Friday, July 22, 2011

When should we teach students about Pharmacy Informatics?

The timing of student Informatics exposure came up in a recent discussion with Doina Dumitru, an Informatics colleague and editor of The Pharmacy Informatics Primer.  We were approached by a well known college about the possibility of offering an elective Pharmacy Informatics course to students.  You can imagine our excitement and enthusiasm for this request.  We started charting out the curriculum and lecture topics, as well as appropriate class timelines.  Initially we hoped to offer this during the summer of the student's second professional year, but quickly came to realize some challenges.  

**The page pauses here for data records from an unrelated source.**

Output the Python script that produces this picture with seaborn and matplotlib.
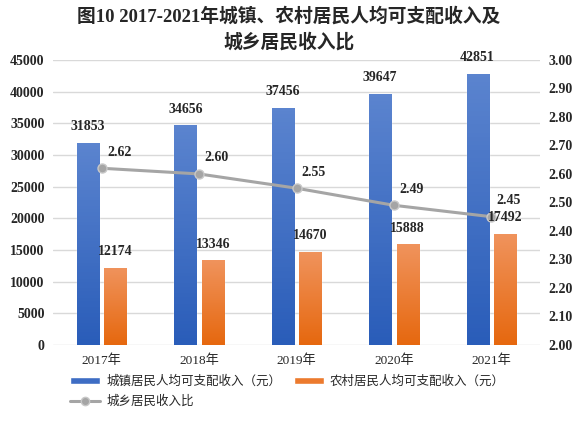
import matplotlib
matplotlib.use("Agg")
import matplotlib.pyplot as plt
from matplotlib.patches import Patch
from matplotlib.lines import Line2D
import seaborn as sns
import pandas as pd
import numpy as np

sns.set_theme(style="white")
plt.rcParams["font.family"] = ["Liberation Serif", "Noto Sans CJK SC"]

# 数据
years = ["2017年", "2018年", "2019年", "2020年", "2021年"]
urban = [31853, 34656, 37456, 39647, 42851]
rural = [12174, 13346, 14670, 15888, 17492]
ratio = [2.62, 2.60, 2.55, 2.49, 2.45]

s_urban = "城镇居民人均可支配收入（元）"
s_rural = "农村居民人均可支配收入（元）"
s_ratio = "城乡居民收入比"

df = pd.DataFrame({"year": years * 2,
                   "value": urban + rural,
                   "series": [s_urban] * 5 + [s_rural] * 5})

blue_top, blue_bot = "#5B84CF", "#2A5DB9"
orange_top, orange_bot = "#F0935C", "#E6680F"
grey = "#A5A5A5"

fig = plt.figure(figsize=(5.78, 4.22), dpi=100)
ax = fig.add_axes([0.0917, 0.1825, 0.8426, 0.6755])

sns.barplot(data=df, x="year", y="value", hue="series",
            palette=[blue_bot, orange_bot], width=0.565, gap=0.2,
            ax=ax, legend=False, zorder=2)

# 渐变填充
def grad(patch, c_top, c_bot):
    x0, y0 = patch.get_x(), patch.get_y()
    w, h = patch.get_width(), patch.get_height()
    cmap = matplotlib.colors.LinearSegmentedColormap.from_list("g", [c_bot, c_top])
    img = ax.imshow(np.linspace(0, 1, 64).reshape(-1, 1), cmap=cmap,
                    extent=[x0, x0 + w, y0, y0 + h], origin="lower",
                    aspect="auto", zorder=2.5)
    img.set_clip_path(patch)

ax.set_xlim(-0.5, 4.5)
ax.set_ylim(0, 45000)
ax.set_yticks(range(0, 45001, 5000))
ax.grid(axis="y", color="#D9D9D9", linewidth=1, zorder=0)
ax.set_axisbelow(True)
ax.set_xlabel("")
ax.set_ylabel("")
for s in ax.spines.values():
    s.set_visible(False)
ax.tick_params(axis="y", length=0, pad=6, labelsize=10)
ax.tick_params(axis="x", length=0, pad=7, labelsize=9.5)
for t in ax.get_yticklabels():
    t.set_fontweight("bold")

ax2 = ax.twinx()
sns.pointplot(x=years, y=ratio, color=grey, ax=ax2, markers="o",
              linewidth=2.2, markersize=6.5, zorder=4)
for ln in ax2.lines:
    ln.set_markeredgecolor("#C8C8C8")
    ln.set_markeredgewidth(1)
ax2.set_xlim(-0.5, 4.5)
ax2.set_ylim(2.0, 3.0)
ax2.set_yticks(np.arange(2.0, 3.001, 0.1))
ax2.set_yticklabels([f"{v:.2f}" for v in np.arange(2.0, 3.001, 0.1)])
ax2.grid(False)
for s in ax2.spines.values():
    s.set_visible(False)
ax2.tick_params(axis="y", length=0, pad=6, labelsize=10)
for t in ax2.get_yticklabels():
    t.set_fontweight("bold")

# 柱子渐变 + 数据标签（标签放在折线之上）
for i, cont in enumerate(ax.containers):
    ct, cb = (blue_top, blue_bot) if i == 0 else (orange_top, orange_bot)
    for p in cont:
        grad(p, ct, cb)
        ax2.annotate(f"{p.get_height():.0f}",
                     (p.get_x() + p.get_width() / 2, p.get_height()),
                     xycoords=ax.transData, xytext=(0, 7),
                     textcoords="offset points", ha="center", va="bottom",
                     fontsize=10, fontweight="bold", zorder=6)

for i, v in enumerate(ratio):
    ax2.annotate(f"{v:.2f}", (i, v), xytext=(12.5, 11.5),
                 textcoords="offset points", ha="center", va="center",
                 fontsize=10, fontweight="bold", zorder=6)

fig.text(0.5, 0.962, "图10 2017-2021年城镇、农村居民人均可支配收入及",
         ha="center", va="center", fontsize=13.5, fontweight="bold")
fig.text(0.5, 0.900, "城乡居民收入比",
         ha="center", va="center", fontsize=13.5, fontweight="bold")

handles = [Patch(facecolor="#3E6DC4", label=s_urban),
           Line2D([], [], color=grey, lw=2.2, marker="o", markersize=6,
                  markeredgecolor="#C8C8C8", label=s_ratio),
           Patch(facecolor="#EC7A2E", label=s_rural)]
fig.legend(handles=handles, ncol=2, loc="upper left",
           bbox_to_anchor=(0.11, 0.125), frameon=False, fontsize=9,
           handlelength=2.4, handleheight=0.6, handletextpad=0.5,
           columnspacing=1.0, labelspacing=0.6, borderpad=0)

fig.savefig("out.png", dpi=100)
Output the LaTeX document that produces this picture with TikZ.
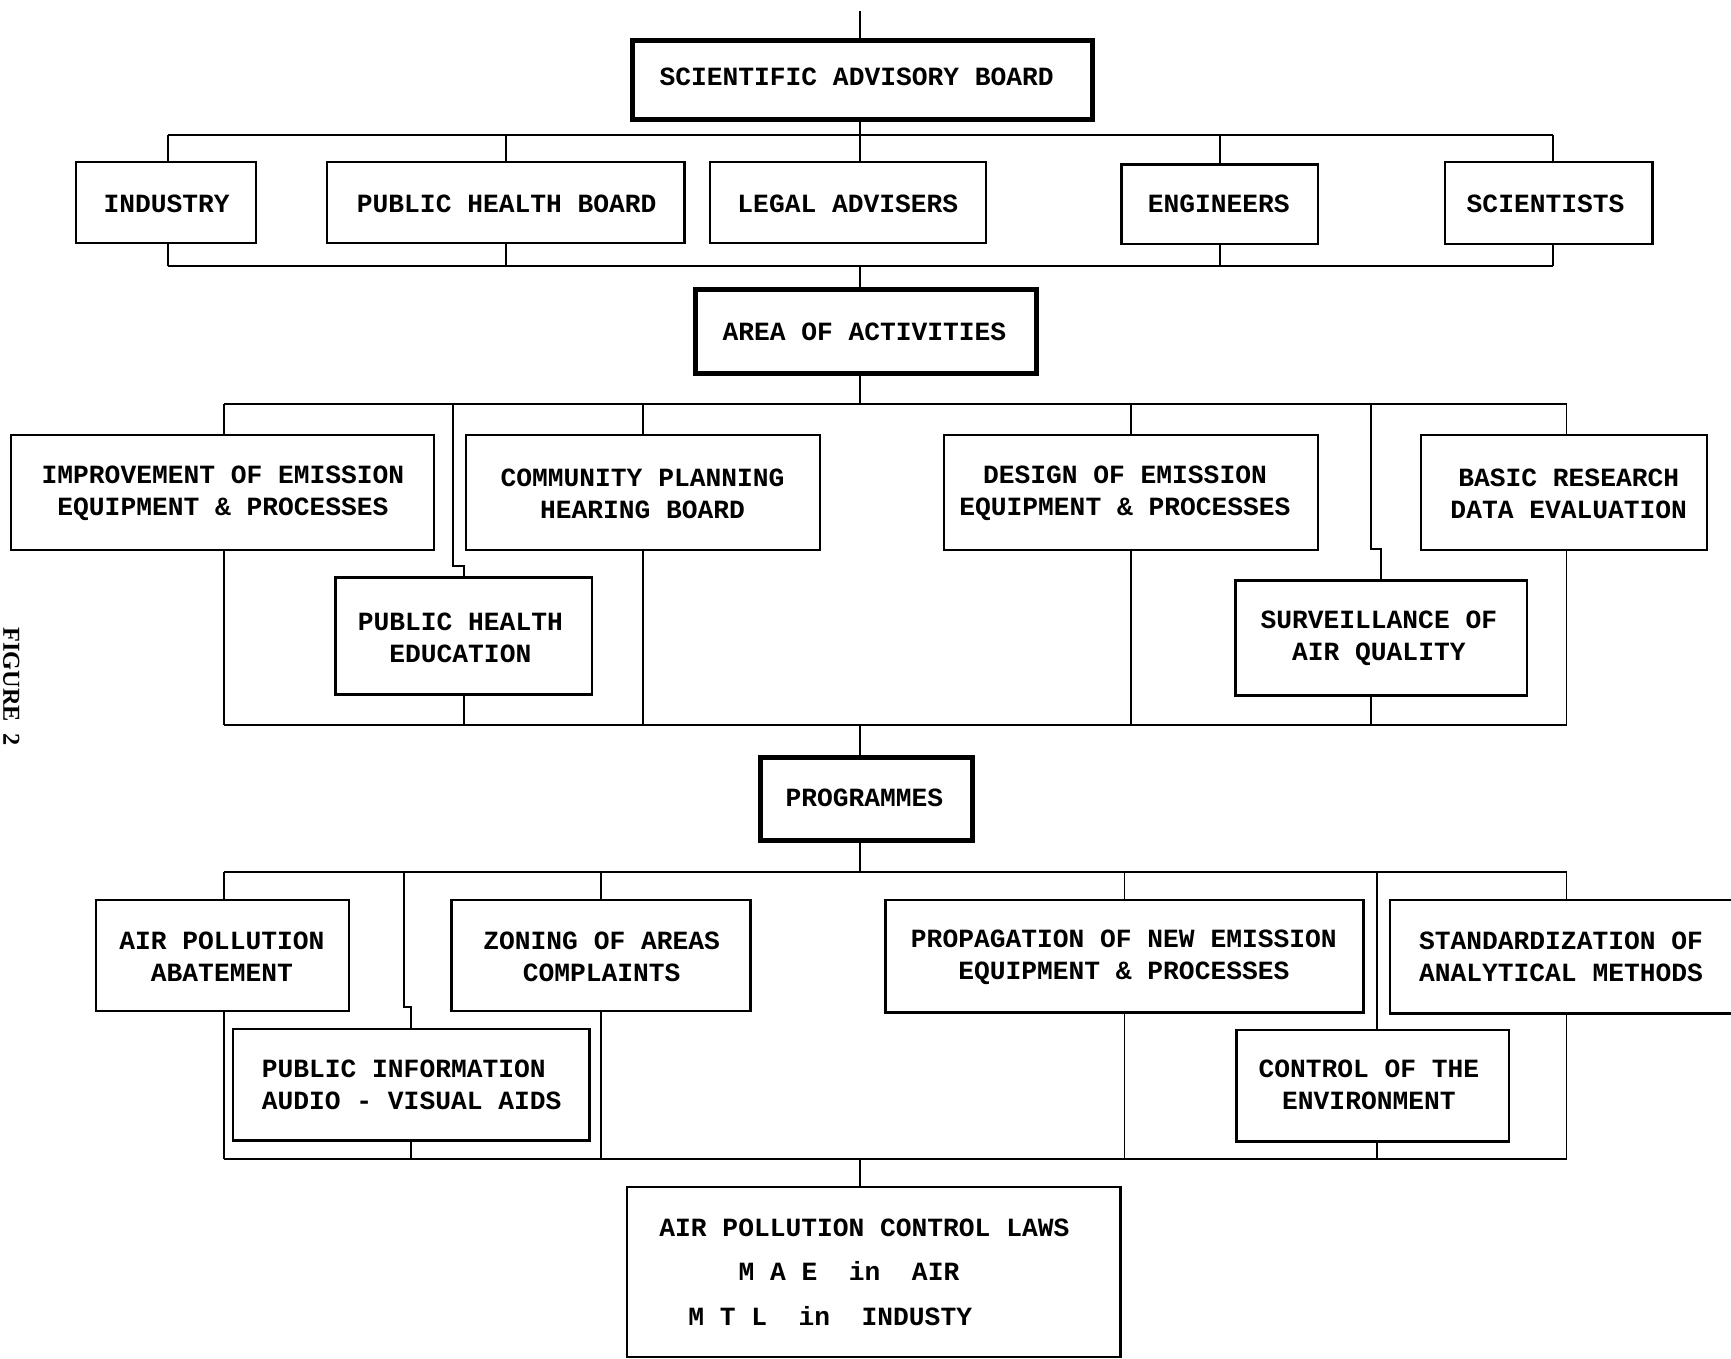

First, students lacked the pharmacy practice experience to understand much of what we taught.  Informatics is an extension of the clinician, a way to take our experience and build it into computers.  Students just don't possess the knowledge to absorb the implications or reasons for Informatics decisions.  Informatics is about our practice experience, not about being an IT person.  The IT skills are necessary, but secondary.  Pharmacy workflows, regulations, and clinical practice play a big part in our decision making process.  Paralleling the importance of these points to pharmacy curricula, we realized the students would not be ready for an entire Informatics course until a portion of their final clinical rotations were complete.  While there may be an exemplary example with years of pharmacy technician or externship experience, it was not enough to justify a course.  

Integrating a handful of lectures on Informatics topics into a required management course might be a better alternative, but what about the lecture content?  The topics should focus on well known, high impact subjects such as Meaningful Use, the HITECH portion of ARRA 2009, and the overall impact of technology on pharmacy practice.  How has technology shaped our profession over the past 30 years?  What does Meaningful Use "mean" to the practicing pharmacist?  How can pharmacists help their institutions and colleagues in healthcare with adoption of medication use methodologies in information systems?  What is an electronic health record and how do medications flow through them?  Topics such as automation technologies, downtime, data mining, and report writing came up in our discussions, but the group felt like they would be perceived as low impact lectures.  In student speak "we will watch the lecture on video and sleep in a few hours."  

The next topic was on how many hours of content the lectures would provide.  The topics need to be targeted, high impact discussions that spark interest in the profession.  They need to grab the student's attention and flip a few light bulbs to the "on" position.   This is still an open discussion, but I would estimate 6 hours to cover the high impact topics.  

Students are a precious resource, and represent our legacy.  It is important for us to develop their exposure to Informatics in an interesting and paced manner.  I welcome your comments and questions.